Cook’s comment about reduced supply-chain flexibility is especially important because Apple is usually known for managing component availability better than almost anyone. When Apple says flexibility is lower than normal, it suggests the company is dealing with constraints that cannot be solved only through short-term logistics or supplier pressure.
AI data-center demand is part of the pressure. Advanced manufacturing capacity is being used for AI accelerators, server chips, high-performance computing, and other components tied to the AI race. Apple’s iPhone 17 chips reportedly use a TSMC technology variant also used in many leading AI chips, which means consumer-device demand and AI infrastructure demand can collide inside the same manufacturing ecosystem.
That competition changes Apple’s risk calculation. In earlier years, Apple’s scale often gave it enough leverage to secure priority access to advanced nodes. The AI boom adds buyers with enormous budgets and urgent capacity needs. Apple still has leverage, but it may have less room to adjust supply if demand comes in higher than expected.
Mac demand adds another layer. Stronger-than-expected interest in MacBook Neo, Mac mini, and Mac Studio suggests Apple may need more desktop and notebook chip supply than planned. If Macs become more relevant for local AI workloads, developer tools, and education, Apple’s processor needs could grow in directions that are harder to forecast.
A backup foundry would not solve current shortages quickly. Advanced chip qualification takes years. But it could help Apple avoid the same kind of constraint in future product cycles. The talks with Intel and Samsung are therefore best understood as long-range supply insurance, not a near-term fix.
A Backup Plan, Not a Breakup With TSMC
Apple chip talks with Intel and Samsung should not be read as a breakup with TSMC. Apple’s current processor strategy is still deeply tied to TSMC, and no other foundry has yet proven it can match TSMC’s combination of scale, yield, and leading-edge performance for Apple’s needs. The talks are about optionality.
That optionality is becoming more valuable. Apple is entering a period of higher AI investment, rising R&D spending, memory cost pressure, tariff refund questions, U.S. manufacturing commitments, and leadership transition under John Ternus. A more flexible chip supply chain fits that wider shift. The company wants more ways to protect product launches, support future AI features, and answer U.S. manufacturing pressure without weakening its core chip advantage.
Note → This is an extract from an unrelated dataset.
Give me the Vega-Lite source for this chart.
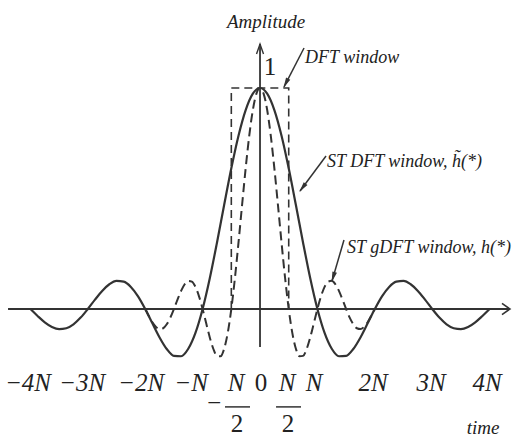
{
  "$schema": "https://vega.github.io/schema/vega-lite/v6.json",
  "width": 526,
  "height": 440,
  "autosize": {"type": "none"},
  "padding": 0,
  "background": "white",
  "config": {"view": {"stroke": null}},
  "datasets": {
    "sinc": [
      {"x": -4, "y": 0}, {"x": -3.875, "y": -0.0314}, {"x": -3.75, "y": -0.06}, {"x": -3.625, "y": -0.0811},
      {"x": -3.5, "y": -0.091}, {"x": -3.375, "y": -0.0871}, {"x": -3.25, "y": -0.0693}, {"x": -3.125, "y": -0.039},
      {"x": -3, "y": 0}, {"x": -2.875, "y": 0.0424}, {"x": -2.75, "y": 0.0819}, {"x": -2.625, "y": 0.112},
      {"x": -2.5, "y": 0.1273}, {"x": -2.375, "y": 0.1238}, {"x": -2.25, "y": 0.1}, {"x": -2.125, "y": 0.0573},
      {"x": -2, "y": 0}, {"x": -1.875, "y": -0.065}, {"x": -1.75, "y": -0.1286}, {"x": -1.625, "y": -0.181},
      {"x": -1.5, "y": -0.2122}, {"x": -1.375, "y": -0.2139}, {"x": -1.25, "y": -0.1801}, {"x": -1.125, "y": -0.1083},
      {"x": -1, "y": 0}, {"x": -0.875, "y": 0.1392}, {"x": -0.75, "y": 0.3001}, {"x": -0.625, "y": 0.4705},
      {"x": -0.5, "y": 0.6366}, {"x": -0.375, "y": 0.7842}, {"x": -0.25, "y": 0.9003}, {"x": -0.125, "y": 0.9745},
      {"x": 0, "y": 1},
      {"x": 0.125, "y": 0.9745}, {"x": 0.25, "y": 0.9003}, {"x": 0.375, "y": 0.7842}, {"x": 0.5, "y": 0.6366},
      {"x": 0.625, "y": 0.4705}, {"x": 0.75, "y": 0.3001}, {"x": 0.875, "y": 0.1392}, {"x": 1, "y": 0},
      {"x": 1.125, "y": -0.1083}, {"x": 1.25, "y": -0.1801}, {"x": 1.375, "y": -0.2139}, {"x": 1.5, "y": -0.2122},
      {"x": 1.625, "y": -0.181}, {"x": 1.75, "y": -0.1286}, {"x": 1.875, "y": -0.065}, {"x": 2, "y": 0},
      {"x": 2.125, "y": 0.0573}, {"x": 2.25, "y": 0.1}, {"x": 2.375, "y": 0.1238}, {"x": 2.5, "y": 0.1273},
      {"x": 2.625, "y": 0.112}, {"x": 2.75, "y": 0.0819}, {"x": 2.875, "y": 0.0424}, {"x": 3, "y": 0},
      {"x": 3.125, "y": -0.039}, {"x": 3.25, "y": -0.0693}, {"x": 3.375, "y": -0.0871}, {"x": 3.5, "y": -0.091},
      {"x": 3.625, "y": -0.0811}, {"x": 3.75, "y": -0.06}, {"x": 3.875, "y": -0.0314}, {"x": 4, "y": 0}
    ],
    "gsinc": [
      {"x": -2, "y": 0}, {"x": -1.9375, "y": -0.0314}, {"x": -1.875, "y": -0.06}, {"x": -1.8125, "y": -0.0811},
      {"x": -1.75, "y": -0.091}, {"x": -1.6875, "y": -0.0871}, {"x": -1.625, "y": -0.0693}, {"x": -1.5625, "y": -0.039},
      {"x": -1.5, "y": 0}, {"x": -1.4375, "y": 0.0424}, {"x": -1.375, "y": 0.0819}, {"x": -1.3125, "y": 0.112},
      {"x": -1.25, "y": 0.1273}, {"x": -1.1875, "y": 0.1238}, {"x": -1.125, "y": 0.1}, {"x": -1.0625, "y": 0.0573},
      {"x": -1, "y": 0}, {"x": -0.9375, "y": -0.065}, {"x": -0.875, "y": -0.1286}, {"x": -0.8125, "y": -0.181},
      {"x": -0.75, "y": -0.2122}, {"x": -0.6875, "y": -0.2139}, {"x": -0.625, "y": -0.1801}, {"x": -0.5625, "y": -0.1083},
      {"x": -0.5, "y": 0}, {"x": -0.4375, "y": 0.1392}, {"x": -0.375, "y": 0.3001}, {"x": -0.3125, "y": 0.4705},
      {"x": -0.25, "y": 0.6366}, {"x": -0.1875, "y": 0.7842}, {"x": -0.125, "y": 0.9003}, {"x": -0.0625, "y": 0.9745},
      {"x": 0, "y": 1},
      {"x": 0.0625, "y": 0.9745}, {"x": 0.125, "y": 0.9003}, {"x": 0.1875, "y": 0.7842}, {"x": 0.25, "y": 0.6366},
      {"x": 0.3125, "y": 0.4705}, {"x": 0.375, "y": 0.3001}, {"x": 0.4375, "y": 0.1392}, {"x": 0.5, "y": 0},
      {"x": 0.5625, "y": -0.1083}, {"x": 0.625, "y": -0.1801}, {"x": 0.6875, "y": -0.2139}, {"x": 0.75, "y": -0.2122},
      {"x": 0.8125, "y": -0.181}, {"x": 0.875, "y": -0.1286}, {"x": 0.9375, "y": -0.065}, {"x": 1, "y": 0},
      {"x": 1.0625, "y": 0.0573}, {"x": 1.125, "y": 0.1}, {"x": 1.1875, "y": 0.1238}, {"x": 1.25, "y": 0.1273},
      {"x": 1.3125, "y": 0.112}, {"x": 1.375, "y": 0.0819}, {"x": 1.4375, "y": 0.0424}, {"x": 1.5, "y": 0},
      {"x": 1.5625, "y": -0.039}, {"x": 1.625, "y": -0.0693}, {"x": 1.6875, "y": -0.0871}, {"x": 1.75, "y": -0.091},
      {"x": 1.8125, "y": -0.0811}, {"x": 1.875, "y": -0.06}, {"x": 1.9375, "y": -0.0314}, {"x": 2, "y": 0}
    ],
    "rect": [
      {"i": 0, "x": -0.5, "y": 0}, {"i": 1, "x": -0.5, "y": 1}, {"i": 2, "x": 0.5, "y": 1}, {"i": 3, "x": 0.5, "y": 0}
    ],
    "axes": [
      {"x": -4.39, "x2": 4.355, "y": 0, "y2": 0},
      {"x": 0, "x2": 0, "y": -0.172, "y2": 1.199}
    ],
    "ticks": [{"x": -4}, {"x": -3}, {"x": -2}, {"x": -1}, {"x": 1}, {"x": 2}, {"x": 3}, {"x": 4}],
    "bars": [
      {"x": -0.61, "x2": -0.174, "y": -0.443},
      {"x": 0.279, "x2": 0.714, "y": -0.443}
    ],
    "arrows": [
      {"x": 0.767, "y": 1.181, "x2": 0.418, "y2": 1.005},
      {"x": 1.15, "y": 0.692, "x2": 0.697, "y2": 0.534},
      {"x": 1.463, "y": 0.312, "x2": 1.254, "y2": 0.127}
    ],
    "ticklabels": [
      {"x": -4.042, "y": -0.335, "t": "−4N"},
      {"x": -3.101, "y": -0.335, "t": "−3N"},
      {"x": -2.073, "y": -0.335, "t": "−2N"},
      {"x": -1.202, "y": -0.335, "t": "−N"},
      {"x": -0.418, "y": -0.335, "t": "N"},
      {"x": 0.47, "y": -0.335, "t": "N"},
      {"x": 0.941, "y": -0.335, "t": "N"},
      {"x": 1.969, "y": -0.335, "t": "2N"},
      {"x": 2.979, "y": -0.335, "t": "3N"},
      {"x": 3.955, "y": -0.335, "t": "4N"},
      {"x": -0.801, "y": -0.425, "t": "−"}
    ],
    "digits": [
      {"x": 0.017, "y": -0.335, "t": "0"},
      {"x": -0.401, "y": -0.52, "t": "2"},
      {"x": 0.488, "y": -0.52, "t": "2"},
      {"x": 0.174, "y": 1.095, "t": "1"}
    ],
    "titles": [
      {"x": 0.105, "y": 1.299, "t": "Amplitude"},
      {"x": 3.885, "y": -0.538, "t": "time"}
    ],
    "notes": [
      {"x": 0.784, "y": 1.136, "t": "DFT window"},
      {"x": 1.167, "y": 0.665, "t": "ST DFT window, h̃(*)"},
      {"x": 1.516, "y": 0.276, "t": "ST gDFT window, h(*)"}
    ]
  },
  "encoding": {
    "x": {"field": "x", "type": "quantitative", "scale": {"domain": [-4.53, 4.634], "nice": false, "zero": false}, "axis": null},
    "y": {"field": "y", "type": "quantitative", "scale": {"domain": [-0.5928, 1.3982], "nice": false, "zero": false}, "axis": null}
  },
  "layer": [
    {
      "data": {"name": "axes"},
      "mark": {"type": "rule", "color": "#333333", "strokeWidth": 1.8},
      "encoding": {"x2": {"field": "x2"}, "y2": {"field": "y2"}}
    },
    {
      "data": {"name": "ticks"},
      "mark": {"type": "rule", "color": "#333333", "strokeWidth": 1.6},
      "encoding": {"y": {"datum": -0.037}, "y2": {"datum": 0.037}}
    },
    {
      "data": {"values": [{"x": 4.355, "y": 0}]},
      "mark": {"type": "point", "shape": "M-1,-0.7L0,0L-1,0.7", "size": 256, "filled": false, "color": "#333333", "strokeWidth": 1.6, "opacity": 1}
    },
    {
      "data": {"values": [{"x": 0, "y": 1.199}]},
      "mark": {"type": "point", "shape": "M-0.35,1L0,0L0.35,1", "size": 400, "filled": false, "color": "#333333", "strokeWidth": 1.4, "opacity": 1}
    },
    {
      "data": {"name": "rect"},
      "mark": {"type": "line", "color": "#333333", "strokeWidth": 1.6, "strokeDash": [8, 5]},
      "encoding": {"order": {"field": "i", "type": "quantitative"}}
    },
    {
      "data": {"name": "sinc"},
      "mark": {"type": "line", "color": "#333333", "strokeWidth": 2.2, "interpolate": "monotone"}
    },
    {
      "data": {"name": "gsinc"},
      "mark": {"type": "line", "color": "#333333", "strokeWidth": 2, "interpolate": "monotone", "strokeDash": [9, 5]}
    },
    {
      "data": {"name": "bars"},
      "mark": {"type": "rule", "color": "#333333", "strokeWidth": 1.5},
      "encoding": {"x2": {"field": "x2"}}
    },
    {
      "data": {"name": "arrows"},
      "mark": {"type": "rule", "color": "#333333", "strokeWidth": 1.5},
      "encoding": {"x2": {"field": "x2"}, "y2": {"field": "y2"}}
    },
    {
      "data": {"values": [{"x": 0.449, "y": 1.021}]},
      "mark": {"type": "point", "shape": "M0,-1L0.45,1L-0.45,1Z", "size": 110, "filled": true, "color": "#333333", "opacity": 1, "angle": 207}
    },
    {
      "data": {"values": [{"x": 0.739, "y": 0.548}]},
      "mark": {"type": "point", "shape": "M0,-1L0.45,1L-0.45,1Z", "size": 110, "filled": true, "color": "#333333", "opacity": 1, "angle": 217}
    },
    {
      "data": {"values": [{"x": 1.274, "y": 0.144}]},
      "mark": {"type": "point", "shape": "M0,-1L0.45,1L-0.45,1Z", "size": 110, "filled": true, "color": "#333333", "opacity": 1, "angle": 197}
    },
    {
      "data": {"name": "ticklabels"},
      "mark": {"type": "text", "font": "Liberation Serif", "fontStyle": "italic", "fontSize": 25, "align": "center", "baseline": "middle", "color": "#222222"},
      "encoding": {"text": {"field": "t"}}
    },
    {
      "data": {"name": "digits"},
      "mark": {"type": "text", "font": "Liberation Serif", "fontSize": 25, "align": "center", "baseline": "middle", "color": "#222222"},
      "encoding": {"text": {"field": "t"}}
    },
    {
      "data": {"name": "titles"},
      "mark": {"type": "text", "font": "Liberation Serif", "fontStyle": "italic", "fontSize": 19, "align": "center", "baseline": "middle", "color": "#222222"},
      "encoding": {"text": {"field": "t"}}
    },
    {
      "data": {"name": "notes"},
      "mark": {"type": "text", "font": "Liberation Serif", "fontStyle": "italic", "fontSize": 18, "align": "left", "baseline": "middle", "color": "#222222"},
      "encoding": {"text": {"field": "t"}}
    }
  ]
}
The hardest part will be execution. Apple cannot compromise processor performance or efficiency for political optics. If Intel or Samsung becomes a real supplier, it will be because the technology works, not only because the factory is in the United States. Apple’s brand depends on products shipping with the right battery life, speed, thermals, and reliability. A domestic chipmaking story is useful only if it protects those standards.
The talks also show how the AI race is reaching beyond software. Apple’s ability to sell iPhones and Macs now depends partly on the same advanced chip ecosystem being stretched by data centers and AI accelerators. That makes chip manufacturing a growth issue, a geopolitical issue, and an AI issue at the same time.
For now, TSMC remains Apple’s key partner. Intel and Samsung remain possible future options. The significance is that Apple is no longer treating a single advanced foundry path as enough for every future scenario. The company is studying how to build a second route before supply constraints become a bigger limit on the next iPhone, Mac, and AI-driven device cycle.